> **Exercise aim**: Print the records below word for word, but leave out the pictures.

-*-

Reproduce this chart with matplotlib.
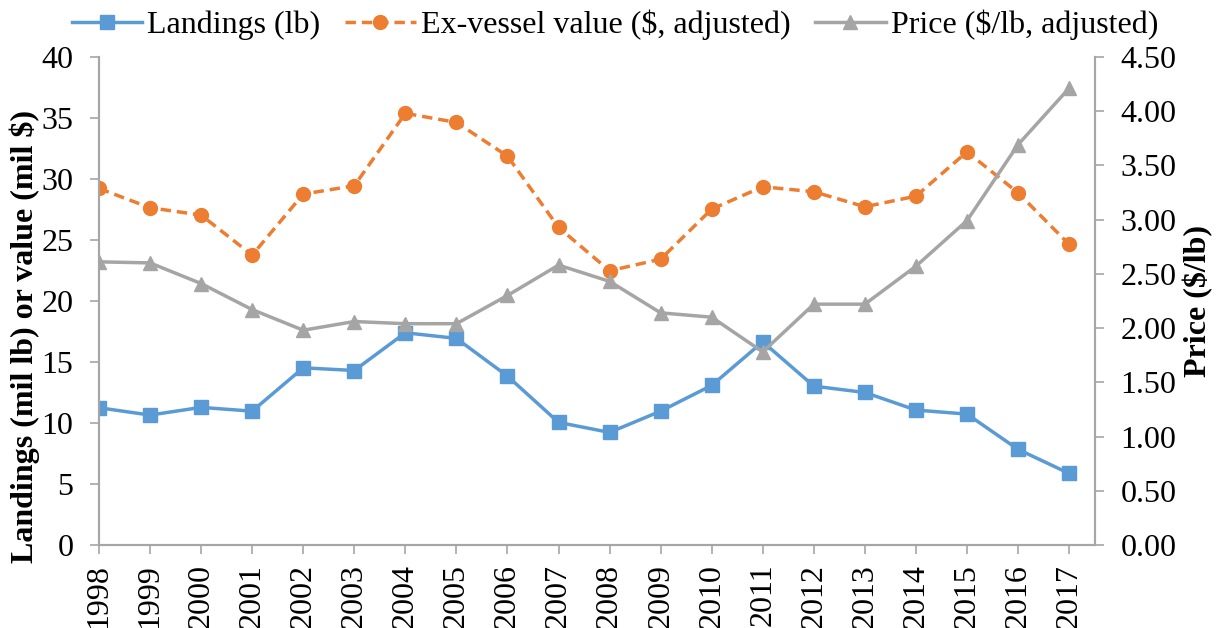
import numpy as np
import matplotlib.pyplot as plt
from matplotlib.ticker import FormatStrFormatter

plt.rcParams['font.family'] = ['Liberation Serif', 'DejaVu Serif']

years = [str(y) for y in range(1998, 2018)]
landings = [11.25, 10.65, 11.28, 10.97, 14.52, 14.30, 17.39, 16.93, 13.84, 10.05,
            9.23, 10.97, 13.08, 16.65, 13.02, 12.50, 11.06, 10.73, 7.84, 5.87]
exvessel = [29.21, 27.63, 27.03, 23.75, 28.75, 29.43, 35.36, 34.62, 31.86, 26.02,
            22.47, 23.42, 27.52, 29.35, 28.94, 27.71, 28.58, 32.21, 28.85, 24.63]
price = [2.61, 2.60, 2.41, 2.17, 1.98, 2.06, 2.04, 2.04, 2.30, 2.58,
         2.43, 2.14, 2.10, 1.78, 2.22, 2.22, 2.57, 2.99, 3.69, 4.21]

blue = '#5B9BD5'
orange = '#ED7D31'
gray = '#A5A5A5'
spine_c = '#A6A6A6'
fs = 23

fig = plt.figure(figsize=(12.19, 6.28), dpi=100)
ax = fig.add_axes([0.0812, 0.132, 0.8168, 0.7777])
ax2 = ax.twinx()

x = np.arange(len(years))
l1, = ax.plot(x, landings, color=blue, lw=2.5, marker='s', ms=9.5,
              label='Landings (lb)', zorder=3)
l2, = ax.plot(x, exvessel, color=orange, lw=2.5, marker='o', ms=10,
              ls=(0, (3.0, 1.7)), label='Ex-vessel value ($, adjusted)', zorder=3)
l3, = ax2.plot(x, price, color=gray, lw=2.5, marker='^', ms=10.5,
               label='Price ($/lb, adjusted)', zorder=3)

ax.set_xlim(0, 19.5)
ax.set_ylim(0, 40)
ax.set_yticks(np.arange(0, 41, 5))
ax2.set_ylim(0, 4.5)
ax2.set_yticks(np.arange(0, 4.51, 0.5))
ax2.yaxis.set_major_formatter(FormatStrFormatter('%.2f'))

ax.set_xticks(x)
ax.set_xticklabels(years, rotation=90, fontsize=fs)
ax.tick_params(axis='y', labelsize=fs, direction='out', length=6.5, width=1.2,
               color=spine_c, pad=12)
ax.tick_params(axis='x', direction='out', length=6.5, width=1.2, color=spine_c, pad=7)
ax2.tick_params(axis='y', labelsize=fs, direction='out', length=6.5, width=1.2,
                color=spine_c, pad=12)

for a in (ax, ax2):
    a.spines['top'].set_visible(False)
    for s in ('left', 'right', 'bottom'):
        a.spines[s].set_color(spine_c)
        a.spines[s].set_linewidth(1.5)

ax.set_ylabel('Landings (mil lb) or value (mil $)', fontsize=fs, fontweight='bold', labelpad=1)
ax.yaxis.label.set_y(0.427)
ax2.set_ylabel('Price ($/lb)', fontsize=fs, fontweight='bold', labelpad=5)

# legend across the top, outside the axes
fig.legend(handles=[l1, l2, l3], loc='upper center', bbox_to_anchor=(0.5045, 0.99),
           ncol=3, frameon=False, fontsize=fs, handlelength=2.2,
           columnspacing=0.78, handletextpad=0.16, borderpad=0.1, borderaxespad=0)

fig.savefig('out.png', dpi=100)
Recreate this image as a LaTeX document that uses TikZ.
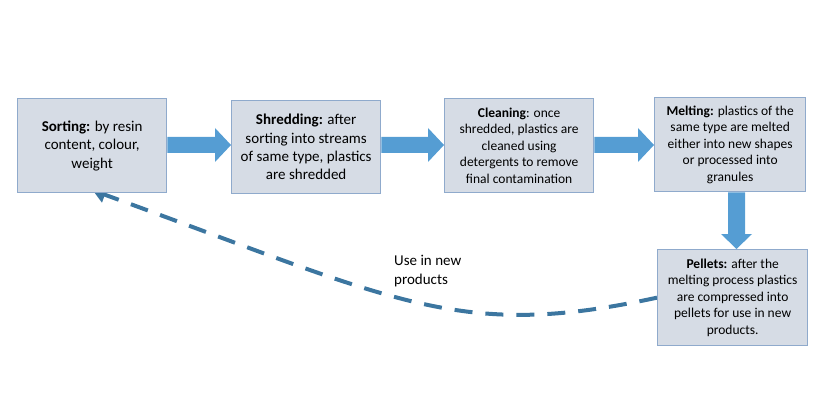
\documentclass[tikz,border=0pt]{standalone}
\usepackage{fontspec}
\setmainfont{Carlito}
\usetikzlibrary{calc,arrows.meta,backgrounds}
\definecolor{boxfill}{HTML}{D6DCE5}
\definecolor{boxline}{HTML}{8FAACC}
\definecolor{blk}{HTML}{559DD3}
\definecolor{dashc}{HTML}{3C76A0}
\tikzset{
  stage/.style={draw=boxline, fill=boxfill, line width=1.3pt, inner sep=0pt,
    minimum width=149pt, align=center, anchor=north west},
  bigtxt/.style={font=\fontsize{15}{18.4}\selectfont},
  smalltxt/.style={font=\fontsize{13.5}{16.5}\selectfont},
  blockarrow/.style={fill=blk, draw=none},
  loopline/.style={draw=dashc, line width=4pt, dash pattern=on 18pt off 13pt,
    -{Triangle[width=16pt,length=13pt]}},
}
\newcommand\harrow[2]{%
  \path[blockarrow] (#1.east |- 0,137) -- ($(#2.west |- 0,137)+(-16,0)$)
    -- ($(#2.west |- 0,128)+(-16,0)$) -- (#2.west |- 0,145)
    -- ($(#2.west |- 0,162)+(-16,0)$) -- ($(#2.west |- 0,153)+(-16,0)$)
    -- (#1.east |- 0,153) -- cycle;}
\begin{document}
\begin{tikzpicture}[x=1pt,y=-1pt]
\useasboundingbox (0,0) rectangle (821,406);
\node[stage, bigtxt, minimum height=94pt] (sort) at (17,98)
  {\textbf{Sorting:} by resin\\content, colour,\\weight};
\node[stage, bigtxt, minimum height=93pt] (shred) at (231,100)
  {\textbf{Shredding:} after\\sorting into streams\\of same type, plastics\\are shredded};
\node[stage, smalltxt, minimum height=94pt] (clean) at (444,98)
  {\textbf{Cleaning}: once\\shredded, plastics are\\cleaned using\\detergents to remove\\final contamination};
\node[stage, smalltxt, minimum width=151pt, minimum height=94pt] (melt) at (654,97)
  {\textbf{Melting:} plastics of the\\same type are melted\\either into new shapes\\or processed into\\granules};
\node[stage, smalltxt, minimum width=150pt, minimum height=96pt] (pel) at (657,249)
  {\textbf{Pellets:} after the\\melting process plastics\\are compressed into\\pellets for use in new\\products.};
\node[anchor=west, align=left, inner sep=0pt, font=\fontsize{15}{18.2}\selectfont] (lbl) at (394,271)
  {Use in new\\products};
\harrow{sort}{shred}
\harrow{shred}{clean}
\harrow{clean}{melt}
\path[blockarrow] (728,0 |- melt.south) -- (728,234) -- (721,234) -- (736.5,0 |- pel.north)
  -- (752,234) -- (745,234) -- (745,0 |- melt.south) -- cycle;
\begin{pgfonlayer}{background}
\draw[loopline] (pel.west) .. controls (457,341) and (398,301) .. ($(sort.south west)!0.53!(sort.south east)+(-4,-3)$);
\end{pgfonlayer}
\end{tikzpicture}
\end{document}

-*-

> **Worked answer**:
Reproduce this chart with matplotlib.
import numpy as np
import matplotlib.pyplot as plt
from matplotlib.ticker import FormatStrFormatter

plt.rcParams['font.family'] = ['Liberation Serif', 'DejaVu Serif']

years = [str(y) for y in range(1998, 2018)]
landings = [11.25, 10.65, 11.28, 10.97, 14.52, 14.30, 17.39, 16.93, 13.84, 10.05,
            9.23, 10.97, 13.08, 16.65, 13.02, 12.50, 11.06, 10.73, 7.84, 5.87]
exvessel = [29.21, 27.63, 27.03, 23.75, 28.75, 29.43, 35.36, 34.62, 31.86, 26.02,
            22.47, 23.42, 27.52, 29.35, 28.94, 27.71, 28.58, 32.21, 28.85, 24.63]
price = [2.61, 2.60, 2.41, 2.17, 1.98, 2.06, 2.04, 2.04, 2.30, 2.58,
         2.43, 2.14, 2.10, 1.78, 2.22, 2.22, 2.57, 2.99, 3.69, 4.21]

blue = '#5B9BD5'
orange = '#ED7D31'
gray = '#A5A5A5'
spine_c = '#A6A6A6'
fs = 23

fig = plt.figure(figsize=(12.19, 6.28), dpi=100)
ax = fig.add_axes([0.0812, 0.132, 0.8168, 0.7777])
ax2 = ax.twinx()

x = np.arange(len(years))
l1, = ax.plot(x, landings, color=blue, lw=2.5, marker='s', ms=9.5,
              label='Landings (lb)', zorder=3)
l2, = ax.plot(x, exvessel, color=orange, lw=2.5, marker='o', ms=10,
              ls=(0, (3.0, 1.7)), label='Ex-vessel value ($, adjusted)', zorder=3)
l3, = ax2.plot(x, price, color=gray, lw=2.5, marker='^', ms=10.5,
               label='Price ($/lb, adjusted)', zorder=3)

ax.set_xlim(0, 19.5)
ax.set_ylim(0, 40)
ax.set_yticks(np.arange(0, 41, 5))
ax2.set_ylim(0, 4.5)
ax2.set_yticks(np.arange(0, 4.51, 0.5))
ax2.yaxis.set_major_formatter(FormatStrFormatter('%.2f'))

ax.set_xticks(x)
ax.set_xticklabels(years, rotation=90, fontsize=fs)
ax.tick_params(axis='y', labelsize=fs, direction='out', length=6.5, width=1.2,
               color=spine_c, pad=12)
ax.tick_params(axis='x', direction='out', length=6.5, width=1.2, color=spine_c, pad=7)
ax2.tick_params(axis='y', labelsize=fs, direction='out', length=6.5, width=1.2,
                color=spine_c, pad=12)

for a in (ax, ax2):
    a.spines['top'].set_visible(False)
    for s in ('left', 'right', 'bottom'):
        a.spines[s].set_color(spine_c)
        a.spines[s].set_linewidth(1.5)

ax.set_ylabel('Landings (mil lb) or value (mil $)', fontsize=fs, fontweight='bold', labelpad=1)
ax.yaxis.label.set_y(0.427)
ax2.set_ylabel('Price ($/lb)', fontsize=fs, fontweight='bold', labelpad=5)

# legend across the top, outside the axes
fig.legend(handles=[l1, l2, l3], loc='upper center', bbox_to_anchor=(0.5045, 0.99),
           ncol=3, frameon=False, fontsize=fs, handlelength=2.2,
           columnspacing=0.78, handletextpad=0.16, borderpad=0.1, borderaxespad=0)

fig.savefig('out.png', dpi=100)
Recreate this image as a LaTeX document that uses TikZ.
\documentclass[tikz,border=0pt]{standalone}
\usepackage{fontspec}
\setmainfont{Carlito}
\usetikzlibrary{calc,arrows.meta,backgrounds}
\definecolor{boxfill}{HTML}{D6DCE5}
\definecolor{boxline}{HTML}{8FAACC}
\definecolor{blk}{HTML}{559DD3}
\definecolor{dashc}{HTML}{3C76A0}
\tikzset{
  stage/.style={draw=boxline, fill=boxfill, line width=1.3pt, inner sep=0pt,
    minimum width=149pt, align=center, anchor=north west},
  bigtxt/.style={font=\fontsize{15}{18.4}\selectfont},
  smalltxt/.style={font=\fontsize{13.5}{16.5}\selectfont},
  blockarrow/.style={fill=blk, draw=none},
  loopline/.style={draw=dashc, line width=4pt, dash pattern=on 18pt off 13pt,
    -{Triangle[width=16pt,length=13pt]}},
}
\newcommand\harrow[2]{%
  \path[blockarrow] (#1.east |- 0,137) -- ($(#2.west |- 0,137)+(-16,0)$)
    -- ($(#2.west |- 0,128)+(-16,0)$) -- (#2.west |- 0,145)
    -- ($(#2.west |- 0,162)+(-16,0)$) -- ($(#2.west |- 0,153)+(-16,0)$)
    -- (#1.east |- 0,153) -- cycle;}
\begin{document}
\begin{tikzpicture}[x=1pt,y=-1pt]
\useasboundingbox (0,0) rectangle (821,406);
\node[stage, bigtxt, minimum height=94pt] (sort) at (17,98)
  {\textbf{Sorting:} by resin\\content, colour,\\weight};
\node[stage, bigtxt, minimum height=93pt] (shred) at (231,100)
  {\textbf{Shredding:} after\\sorting into streams\\of same type, plastics\\are shredded};
\node[stage, smalltxt, minimum height=94pt] (clean) at (444,98)
  {\textbf{Cleaning}: once\\shredded, plastics are\\cleaned using\\detergents to remove\\final contamination};
\node[stage, smalltxt, minimum width=151pt, minimum height=94pt] (melt) at (654,97)
  {\textbf{Melting:} plastics of the\\same type are melted\\either into new shapes\\or processed into\\granules};
\node[stage, smalltxt, minimum width=150pt, minimum height=96pt] (pel) at (657,249)
  {\textbf{Pellets:} after the\\melting process plastics\\are compressed into\\pellets for use in new\\products.};
\node[anchor=west, align=left, inner sep=0pt, font=\fontsize{15}{18.2}\selectfont] (lbl) at (394,271)
  {Use in new\\products};
\harrow{sort}{shred}
\harrow{shred}{clean}
\harrow{clean}{melt}
\path[blockarrow] (728,0 |- melt.south) -- (728,234) -- (721,234) -- (736.5,0 |- pel.north)
  -- (752,234) -- (745,234) -- (745,0 |- melt.south) -- cycle;
\begin{pgfonlayer}{background}
\draw[loopline] (pel.west) .. controls (457,341) and (398,301) .. ($(sort.south west)!0.53!(sort.south east)+(-4,-3)$);
\end{pgfonlayer}
\end{tikzpicture}
\end{document}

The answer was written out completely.